The Declaration on Human Rights Defenders also says that “Everyone has the right..to participate in peaceful activities against violations of human rights”, and that “Everyone is entitled..to be protected..in reacting to, or opposing, through peaceful means..acts..by States that result in HR violations”…

The Special Rapporteur also notes in her report that “Peaceful public demonstrations, rallies and strikes to denounce human rights violations continue to be moments of particular vulnerability. Defenders are increasingly targeted in the run-up to demonstrations and suffer from the use of excessive force by authorities during peaceful protests”.

[The IDF routinely and regularly states that the West Bank protests against The Wall are “violent” and “riots”.]

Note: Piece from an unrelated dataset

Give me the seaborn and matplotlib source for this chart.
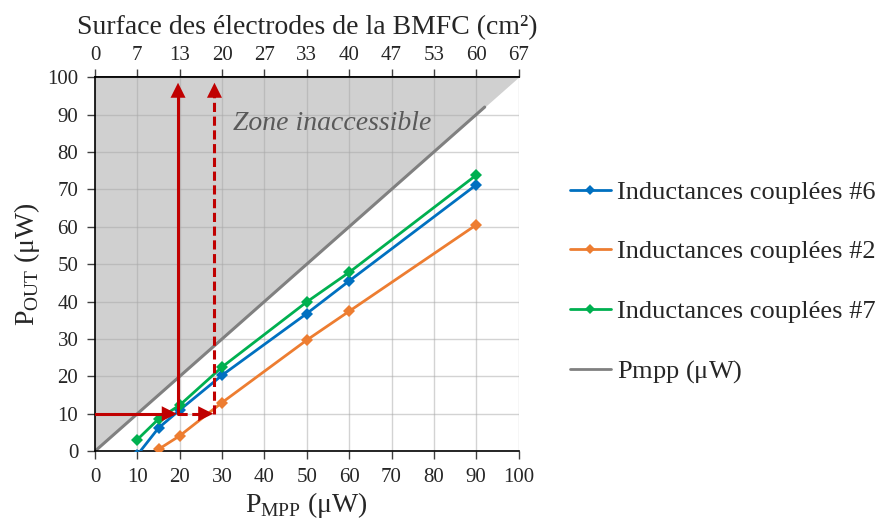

The EU statement stated that Abu Rahmah is “committed to non-violent protest against the route of the Israeli separation barrier through his West Bank village of Bil’in”, and added that it “considers the route of the barrier where it is built on Palestinian land to be illegal.  The High Representative is deeply concerned that the possible imprisonment of Mr Abu Rahma is intended to prevent him and other Palestinians from exercising their legitimate right to protest against the existence of the separation barriers in a non violent manner”.

Abu Rahmah has already been detained in prison for the past ten months, thoughout the trial process.

Abdallah Abu Rahmah at his sentencing hearing in Ofer on 11 October - via Desertpeace

Photo via DesertPeace blog

Amnesty International has already indicated that if Abu Rahmah were to be sentenced to a jail term, it would consider him a “prisoner of conscience”.